Referring further to FIGS. 1 and 2, in some examples, the vehicle 12 can also include auxiliary systems 62 coupled to the power source 30. For example, one such auxiliary system 62 can be a hydraulic system 64 (FIG. 1) which provides a source of pressurized hydraulic fluid for powering various actuators 66 used for driving and/or positioning implements 14 and other detachable equipment. For instance, the vehicle 12 can include a hydraulically-powered three-point hitch and/or one or more electro-hydraulic remote (EHR) valves 68 for controlling the flow of hydraulic fluid to actuators 66 located remotely from the vehicle 12, such as those used by an implement positioning assembly 70.

In some cases, a height adjustment and thereby depth of engagement for the implement 14 can be controlled by the implement positioning assembly 70 for raising and lowering the frame assembly 34 with respect to the nominal surface of the ground 16. In various examples, the plurality of wheel assemblies 50 may be coupled to a link assembly 72. The link assembly 72 can be pivotally coupled to the frame assembly 34 to allow for movement of the plurality of wheel assemblies 50 relative to the frame when the hydraulic actuator 66 is actuated. In various instances, the movement of the hydraulic actuator 66 is controlled by the EHR valve 68, which is connected to hydraulic actuator 66 by hoses 76.

The EHR valve 68 can receive selective input from the one or more input devices 28, a control system 78, and/or any other source. When the actuator 66 extends, the actuator 66 can move one or more links 74 of the link assembly 72 causing one or more wheels of the plurality of wheel assemblies 50 to lower downward toward the frame assembly 34. Since the plurality of wheel assemblies 50 may be resting on the ground 16 when the actuator 66 is extended and/or retracted, the wheel does not actually “rise” or “fall.” Instead, the frame assembly 34 rises or falls with respect to the plurality of wheel assemblies 50, and hence with respect to the ground 16. Thus, whenever-the hydraulic actuator 66 extends, the frame assembly 34 rises upwardly away from the ground 16 and whenever the hydraulic actuator 66 retracts, the frame assembly 34 lowers downward towards the ground 16, or vice versa. Using the frame assembly 34 as a reference point, however, one can say that the wheels are “raised” or “lowered.” Additionally or alternatively, the implement positioning assembly 70 may include one or more wheels of the plurality of wheel assemblies 50, links within the link assembly 72, and/or the hydraulic actuator 66 for vertically altering the implement position.

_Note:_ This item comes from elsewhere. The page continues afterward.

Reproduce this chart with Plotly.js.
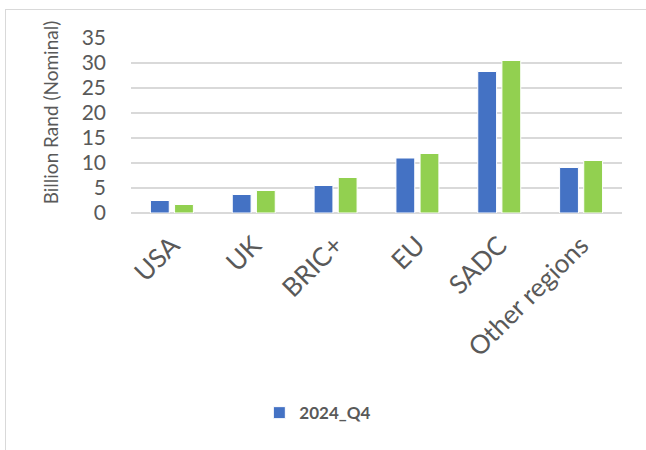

Whenever the frame assembly 34 is raised or lowered with respect to the ground 16, the depth of penetration of the ground-engaging tools 52 may also be increased or decreased. Thus, whenever the ground-engaging tools 52 extend further toward, or into, the ground 16 or the ground-engaging tools 52 move further from, or out of, the ground 16, a tractive effort or draft force required of the vehicle 12 to pull the implement 14 through the ground 16 is altered. Ground injector tools may impose additional requirements in that the ground injector tools may have minimum ground engagement limits during injection activities.

Furthermore, in accordance with aspects of the present subject matter, the agricultural machine 10 may include a sensor system 80 for capturing data related to the ground 16 and/or the agricultural machine 10. In some instances, the sensor system 80 can include one or more field sensors 82 (FIG. 3) coupled thereto and/or supported by the agricultural machine 10. Each field sensor 82 (FIG. 3) may, for example, be configured to capture data indicative of one or more conditions of the ground 16 along which the machine 10 is being traversed. For example, in several examples, the field sensor 82 (FIG. 3) may be used to collect data associated with one or more conditions of the ground 16, such as residue size, size distribution of the residue (the number or amount of residue that falls into each size category), and/or any other suitable condition that affects the performance of the implement 14.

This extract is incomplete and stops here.